Shochu, on the other hand, can be made from a wide range of about 50 raw materials, including barley, rice, and sweet potato.
It tends to be lighter than many other spirits, sitting at around the 25-30% mark, and can be aged in wooden barrels, ceramic pots, or stainless-steel tanks.
Some 90% of shochu might be made in southern Japan, but that hasn’t stopped Ellon-based beer company BrewDog getting in on the act, with its distilling arm producing a shochu made from barley, ginger, and Scottish rhubarb.
While the way in which shochu is aged will affect its flavour, it’s the milling or polishing of the rice that’s important for sake because it helps to determine the intensity of the flavour in the finished drink, leading to the way in which sake is labelled, along with whether or not alcohol has been added.
What struck me most while tasting through a small selection of sake and shochu was the freshness of each drink, along with their wide variety of flavours.
There are more than 20,000 sakes made by around 1,200 producers in Japan, so there are plenty to explore – especially for fans of the flavours we find in our Scotch whisky.
Kanpai Sumi Junmai Sake (£18.90 for 375ml, Nysa Wine)
Made not in Japan but in London, this clear sake is classified as “junmai”, meaning the rice has undergone less milling or polishing, and so retains more of the rice flavours. For me, those flavours centred around the apricot French set yoghurts of the 1980s and 1990s, with banana, lemon, and grapefruit notes. The result was really fresh and uplifting.
Akashi-Tai Honjozo Tokubetsu Sake (£14 for 300ml, Woodwinters)
Akashi’s sake is a good comparison with the Kanpai – it’s “honjozo” classification means it shares the same level of rice polishing as the junmai, but alcohol has been added to enhance the flavours, without raising the final alcohol in the bottle, as both weigh in at 15%. There’s a definite sherry-like note on the nose, with cereal and asparagus aromas. It’s much fruiter on the palate, with green apple and banana, developing into red apple and apricot on the finish, delivering an altogether more savoury package than the Kanpai.

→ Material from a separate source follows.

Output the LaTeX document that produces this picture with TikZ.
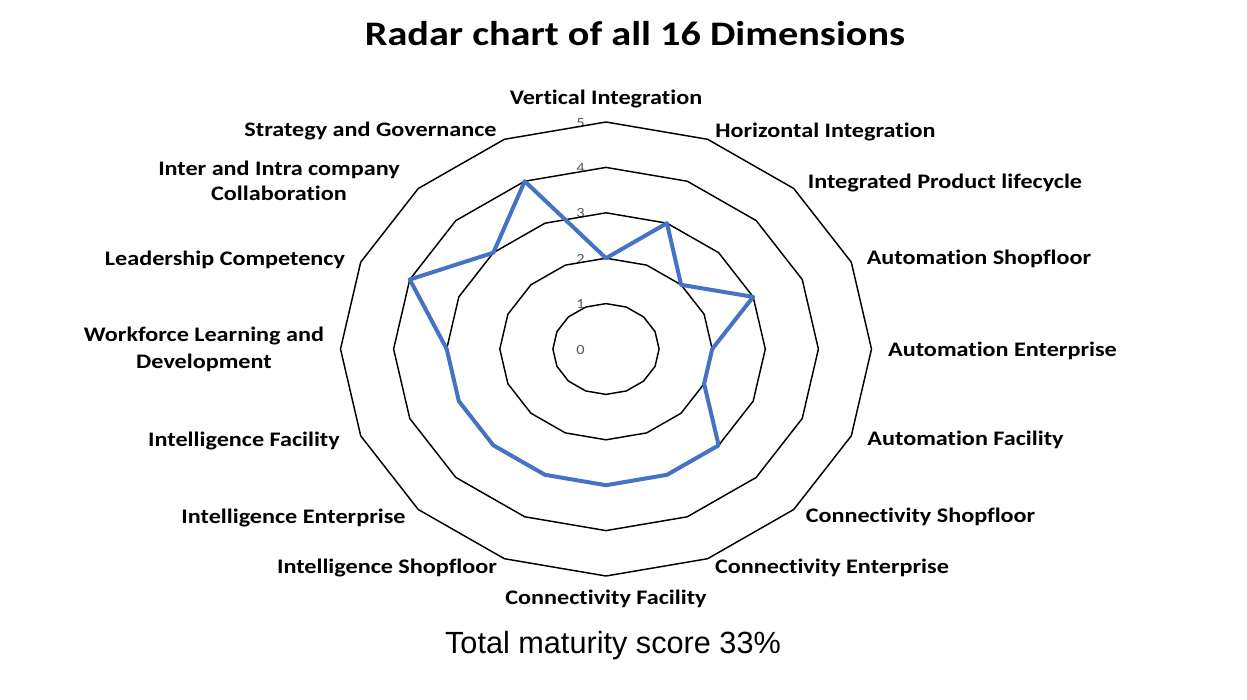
\documentclass[tikz,border=0pt]{standalone}
\usepackage{fontspec}
\setmainfont{Carlito}[Ligatures={NoCommon}]
\newfontfamily\arialfont{Liberation Sans}
\definecolor{serblue}{RGB}{68,114,196}
\definecolor{axgrey}{RGB}{89,89,89}
\begin{document}
\begin{tikzpicture}[x=0.75pt,y=-0.75pt,
  lbl/.style={font=\fontsize{15.5}{18}\selectfont\bfseries, xscale=1.17, inner sep=0pt, anchor=base},
  ttl/.style={font=\fontsize{25.8}{30}\selectfont\bfseries, xscale=1.17, inner sep=0pt, anchor=base},
  ring/.style={black, line width=1.1pt, line join=round},
  series/.style={serblue, line width=3pt, line join=round},
  tick/.style={font=\fontsize{10.5}{12}\selectfont, text=axgrey, xscale=1.17, inner sep=0pt, anchor=base east}]
\useasboundingbox (0,0) rectangle (1247,700);
\fill[white] (0,0) rectangle (1247,700);

% axis value labels
\foreach \v in {0,...,5} {
  \node[tick] (t\v) at (585,{349-45.4*\v+5}) {\v};
}

\begin{scope}[shift={(606,349)}, xscale=53.1, yscale=-45.4]
  \foreach \r in {1,...,5} {
    \draw[ring] (90:\r) \foreach \k in {1,...,15} { -- ({90-22.5*\k}:\r) } -- cycle;
  }
  \draw[series] (90:2) -- (67.5:3) -- (45:2) -- (22.5:3) -- (0:2) -- (-22.5:2)
    -- (-45:3) -- (-67.5:3) -- (-90:3) -- (-112.5:3) -- (-135:3) -- (-157.5:3)
    -- (180:3) -- (157.5:4) -- (135:3) -- (112.5:4) -- cycle;
\end{scope}

\node[ttl] (title) at (635,45) {Radar chart of all 16 Dimensions};

\node[lbl] (vi) at (606,104.5) {Vertical Integration};
\node[lbl] (hi) at (825.5,137) {Horizontal Integration};
\node[lbl] (ipl) at (945,188) {Integrated Product lifecycle};
\node[lbl] (as) at (979,264) {Automation Shopfloor};
\node[lbl] (ae) at (1002.5,356) {Automation Enterprise};
\node[lbl] (af) at (965.5,445.5) {Automation Facility};
\node[lbl] (cs) at (920.5,522.5) {Connectivity Shopfloor};
\node[lbl] (ce) at (832,573) {Connectivity Enterprise};
\node[lbl] (cf) at (606,604) {Connectivity Facility};
\node[lbl] (is) at (387,573) {Intelligence Shopfloor};
\node[lbl] (ie) at (293.5,523) {Intelligence Enterprise};
\node[lbl] (if) at (244,446) {Intelligence Facility};
\node[lbl] (wld1) at (204,341.7) {Workforce Learning and};
\node[lbl] (wld2) at (204,368) {Development};
\node[lbl] (lc) at (225,265) {Leadership Competency};
\node[lbl] (iic1) at (279,175.7) {Inter and Intra company};
\node[lbl] (iic2) at (279,200.7) {Collaboration};
\node[lbl] (sg) at (370.5,136.7) {Strategy and Governance};

\node[font=\arialfont\fontsize{23}{28}\selectfont, inner sep=0pt, anchor=base] (score) at (613,653) {Total maturity score 33\%};
\end{tikzpicture}
\end{document}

Konishi Shuzo Shirayuki Genroku Redux (£10.50 for 180ml, Bottle Apostle)
One for the Speyside whisky fans. A lovely honeyed-orange colour hints at the Christmas cake, butterscotch, warm cigar smoke, and honey to be found on the nose. There’s a fresh hit of lemon on the palate that then develops into fig, prune, butterscotch, and even deeper toffee, before finishing with sweet brown sugar and vanilla. Again, it’s junmai, so a lower level of polishing and no added alcohol, but this time it’s made using a recipe that dates from 1702.
Suntory The Osumi Shochu (currently out of stock on Amazon Japan)
Suntory – the Japanese distiller that jointly-owns Scotch whisky brands including Bowmore, Laphroaig, and Teacher’s – is also a big player in its domestic shochu market. This clear shochu delivers lemon, apricot, banana, and floral notes on the nose and then a much fruitier collection of red and green apples and barley sugar sweets on the palate, all wrapped up warmth from the 25% alcohol by volume.
Kuroshitama The Smoke Shochu (equivalent to £36 for 720ml, Amazon Japan)
Made from sweet potato and rice, there’s something distinctly Islay-like in the smoky notes of this shochu, with a mix of wood smoke, lemon, brown sugar, caramel and floral hints on the nose giving way to an intense smokiness on the palate, reminiscent of Islay’s TCP peat. The 38% alcohol bring noticeable warmth when drunk neat, but not enough to overpower the enjoyable brown sugar, caramel, and honey flavours. At this strength, I can see why bartenders are looking to shochu as an alternative ingredient for cocktails.